Goal - Copy out the listing that follows exactly, dropping every picture.

------------------------------------------------------------

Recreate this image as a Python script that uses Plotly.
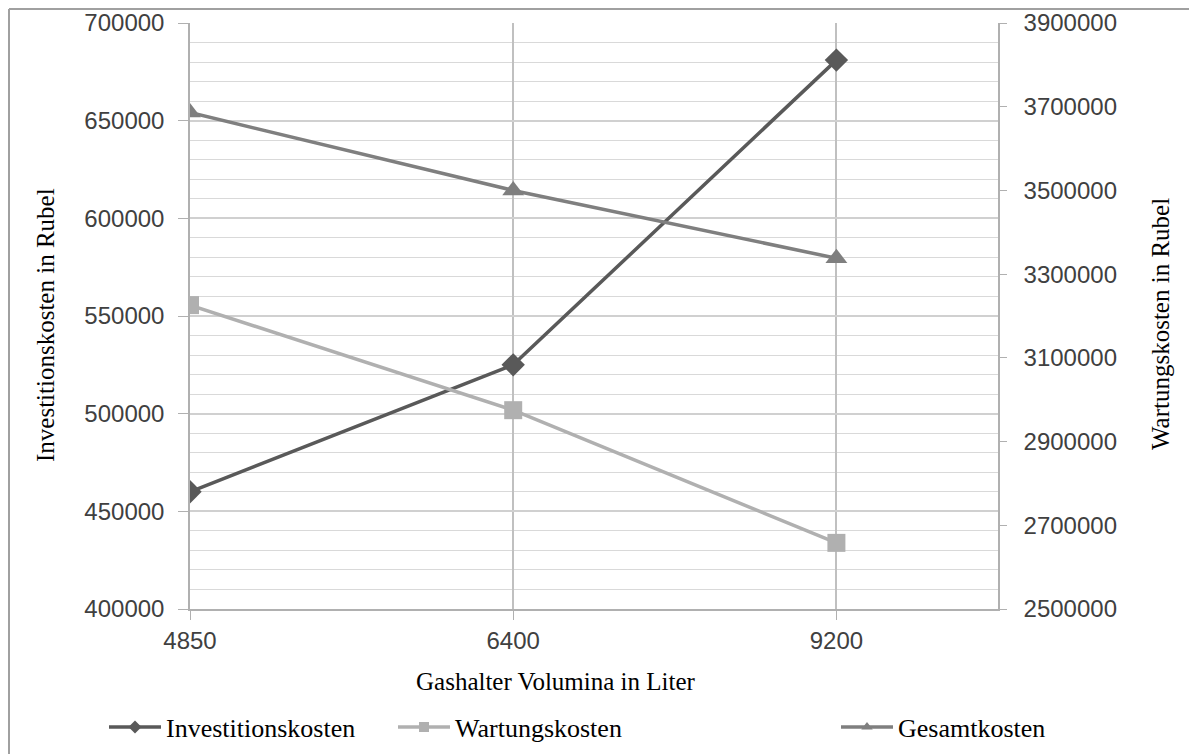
import plotly.graph_objects as go

# Gashalter volumes (category axis)
volumina = ["4850", "6400", "9200"]
x_pos = [0, 1, 2]

# left axis
investitionskosten = [460000, 525000, 681000]
# right axis
wartungskosten = [3226000, 2975000, 2658000]
gesamtkosten = [3686000, 3500000, 3338000]

# page has an 8px body margin, so the figure sits at (8, 8)
OFF = 8
W, H = 1197 - OFF, 754 - OFF
# plot area in page pixels: x 190..998, y 23..609
L, R, T, B = 190, 998, 23, 609


def px_x(px):
    return (px - L) / (R - L)


def px_y(py):
    return (B - py) / (B - T)


series = [
    ("Investitionskosten", investitionskosten, "y", "#595959", "diamond", 18, "legend"),
    ("Wartungskosten", wartungskosten, "y2", "#b0b0b0", "square", 18, "legend2"),
    ("Gesamtkosten", gesamtkosten, "y2", "#7f7f7f", "triangle-up", 19, "legend3"),
]

fig = go.Figure()

for name, vals, yax, col, sym, size, lg in series:
    fig.add_trace(go.Scatter(
        x=x_pos, y=vals, name=name, yaxis=yax, showlegend=False,
        mode="lines+markers", line=dict(color=col, width=3.5),
        marker=dict(symbol=sym, size=size, color=col)))
    # legend entry with the small marker used in the original
    fig.add_trace(go.Scatter(
        x=[None], y=[None], name=name, yaxis=yax, legend=lg,
        mode="lines+markers", line=dict(color=col, width=3.5),
        marker=dict(symbol=sym, size=10, color=col)))

tick_font = dict(family="Liberation Sans, Arial", size=24, color="#404040")
serif = dict(family="Liberation Serif, Times New Roman", size=25, color="black")
legend_font = dict(family="Liberation Serif, Times New Roman", size=26, color="black")

leg = dict(xanchor="left", yanchor="middle", font=legend_font,
           bgcolor="rgba(0,0,0,0)", itemwidth=52)

fig.update_layout(
    width=W, height=H,
    margin=dict(l=L - OFF, r=W - (R - OFF), t=T - OFF, b=H - (B - OFF),
                autoexpand=False),
    paper_bgcolor="white", plot_bgcolor="white",
    xaxis=dict(
        range=[0, 2.5], tickvals=x_pos, ticktext=volumina, automargin=False,
        showgrid=True, gridcolor="#c0c0c0", gridwidth=1.5,
        showline=True, linecolor="#b0b0b0", linewidth=1.5,
        ticks="outside", ticklen=9, tickcolor="#b0b0b0",
        tickfont=tick_font, zeroline=False, fixedrange=True),
    yaxis=dict(
        range=[400000, 700000], dtick=50000, tickformat="d", automargin=False,
        showgrid=True, gridcolor="#d0d0d0", gridwidth=1.5,
        minor=dict(dtick=10000, showgrid=True, gridcolor="#d9d9d9", gridwidth=1.2),
        showline=True, linecolor="#b0b0b0", linewidth=1.5,
        ticks="outside", ticklen=10, tickcolor="#b0b0b0",
        ticklabelstandoff=9,
        tickfont=tick_font, zeroline=False),
    yaxis2=dict(
        range=[2500000, 3900000], tick0=2500000, dtick=200000, tickformat="d",
        automargin=False,
        overlaying="y", side="right", showgrid=False,
        showline=True, linecolor="#b0b0b0", linewidth=1.5,
        ticks="outside", ticklen=7, tickcolor="#b0b0b0",
        ticklabelstandoff=12,
        tickfont=tick_font, zeroline=False),
    showlegend=True,
    legend=dict(x=px_x(104), y=px_y(727), **leg),
    legend2=dict(x=px_x(393), y=px_y(727), **leg),
    legend3=dict(x=px_x(836), y=px_y(727), **leg),
    hovermode=False,
)

fig.add_annotation(text="Investitionskosten in Rubel", xref="paper", yref="paper",
                   x=px_x(45), y=px_y(325), xanchor="center", yanchor="middle",
                   textangle=-90, showarrow=False, font=serif)
fig.add_annotation(text="Wartungskosten in Rubel", xref="paper", yref="paper",
                   x=px_x(1160), y=px_y(324), xanchor="center", yanchor="middle",
                   textangle=-90, showarrow=False, font=serif)
fig.add_annotation(text="Gashalter Volumina in Liter", xref="paper", yref="paper",
                   x=px_x(556), y=px_y(681), xanchor="center", yanchor="middle",
                   showarrow=False, font=serif)

# outer chart border (top and left edges visible)
fig.add_shape(type="line", xref="paper", yref="paper",
              x0=px_x(OFF + 1), x1=px_x(1200), y0=px_y(OFF + 1), y1=px_y(OFF + 1),
              line=dict(color="#a0a0a0", width=2))
fig.add_shape(type="line", xref="paper", yref="paper",
              x0=px_x(OFF + 1), x1=px_x(OFF + 1), y0=px_y(OFF + 1), y1=px_y(760),
              line=dict(color="#a0a0a0", width=2))

fig.write_html("out.html")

------------------------------------------------------------

Solved exercise -
Recreate this image as a Python script that uses Plotly.
import plotly.graph_objects as go

# Gashalter volumes (category axis)
volumina = ["4850", "6400", "9200"]
x_pos = [0, 1, 2]

# left axis
investitionskosten = [460000, 525000, 681000]
# right axis
wartungskosten = [3226000, 2975000, 2658000]
gesamtkosten = [3686000, 3500000, 3338000]

# page has an 8px body margin, so the figure sits at (8, 8)
OFF = 8
W, H = 1197 - OFF, 754 - OFF
# plot area in page pixels: x 190..998, y 23..609
L, R, T, B = 190, 998, 23, 609


def px_x(px):
    return (px - L) / (R - L)


def px_y(py):
    return (B - py) / (B - T)


series = [
    ("Investitionskosten", investitionskosten, "y", "#595959", "diamond", 18, "legend"),
    ("Wartungskosten", wartungskosten, "y2", "#b0b0b0", "square", 18, "legend2"),
    ("Gesamtkosten", gesamtkosten, "y2", "#7f7f7f", "triangle-up", 19, "legend3"),
]

fig = go.Figure()

for name, vals, yax, col, sym, size, lg in series:
    fig.add_trace(go.Scatter(
        x=x_pos, y=vals, name=name, yaxis=yax, showlegend=False,
        mode="lines+markers", line=dict(color=col, width=3.5),
        marker=dict(symbol=sym, size=size, color=col)))
    # legend entry with the small marker used in the original
    fig.add_trace(go.Scatter(
        x=[None], y=[None], name=name, yaxis=yax, legend=lg,
        mode="lines+markers", line=dict(color=col, width=3.5),
        marker=dict(symbol=sym, size=10, color=col)))

tick_font = dict(family="Liberation Sans, Arial", size=24, color="#404040")
serif = dict(family="Liberation Serif, Times New Roman", size=25, color="black")
legend_font = dict(family="Liberation Serif, Times New Roman", size=26, color="black")

leg = dict(xanchor="left", yanchor="middle", font=legend_font,
           bgcolor="rgba(0,0,0,0)", itemwidth=52)

fig.update_layout(
    width=W, height=H,
    margin=dict(l=L - OFF, r=W - (R - OFF), t=T - OFF, b=H - (B - OFF),
                autoexpand=False),
    paper_bgcolor="white", plot_bgcolor="white",
    xaxis=dict(
        range=[0, 2.5], tickvals=x_pos, ticktext=volumina, automargin=False,
        showgrid=True, gridcolor="#c0c0c0", gridwidth=1.5,
        showline=True, linecolor="#b0b0b0", linewidth=1.5,
        ticks="outside", ticklen=9, tickcolor="#b0b0b0",
        tickfont=tick_font, zeroline=False, fixedrange=True),
    yaxis=dict(
        range=[400000, 700000], dtick=50000, tickformat="d", automargin=False,
        showgrid=True, gridcolor="#d0d0d0", gridwidth=1.5,
        minor=dict(dtick=10000, showgrid=True, gridcolor="#d9d9d9", gridwidth=1.2),
        showline=True, linecolor="#b0b0b0", linewidth=1.5,
        ticks="outside", ticklen=10, tickcolor="#b0b0b0",
        ticklabelstandoff=9,
        tickfont=tick_font, zeroline=False),
    yaxis2=dict(
        range=[2500000, 3900000], tick0=2500000, dtick=200000, tickformat="d",
        automargin=False,
        overlaying="y", side="right", showgrid=False,
        showline=True, linecolor="#b0b0b0", linewidth=1.5,
        ticks="outside", ticklen=7, tickcolor="#b0b0b0",
        ticklabelstandoff=12,
        tickfont=tick_font, zeroline=False),
    showlegend=True,
    legend=dict(x=px_x(104), y=px_y(727), **leg),
    legend2=dict(x=px_x(393), y=px_y(727), **leg),
    legend3=dict(x=px_x(836), y=px_y(727), **leg),
    hovermode=False,
)

fig.add_annotation(text="Investitionskosten in Rubel", xref="paper", yref="paper",
                   x=px_x(45), y=px_y(325), xanchor="center", yanchor="middle",
                   textangle=-90, showarrow=False, font=serif)
fig.add_annotation(text="Wartungskosten in Rubel", xref="paper", yref="paper",
                   x=px_x(1160), y=px_y(324), xanchor="center", yanchor="middle",
                   textangle=-90, showarrow=False, font=serif)
fig.add_annotation(text="Gashalter Volumina in Liter", xref="paper", yref="paper",
                   x=px_x(556), y=px_y(681), xanchor="center", yanchor="middle",
                   showarrow=False, font=serif)

# outer chart border (top and left edges visible)
fig.add_shape(type="line", xref="paper", yref="paper",
              x0=px_x(OFF + 1), x1=px_x(1200), y0=px_y(OFF + 1), y1=px_y(OFF + 1),
              line=dict(color="#a0a0a0", width=2))
fig.add_shape(type="line", xref="paper", yref="paper",
              x0=px_x(OFF + 1), x1=px_x(OFF + 1), y0=px_y(OFF + 1), y1=px_y(760),
              line=dict(color="#a0a0a0", width=2))

fig.write_html("out.html")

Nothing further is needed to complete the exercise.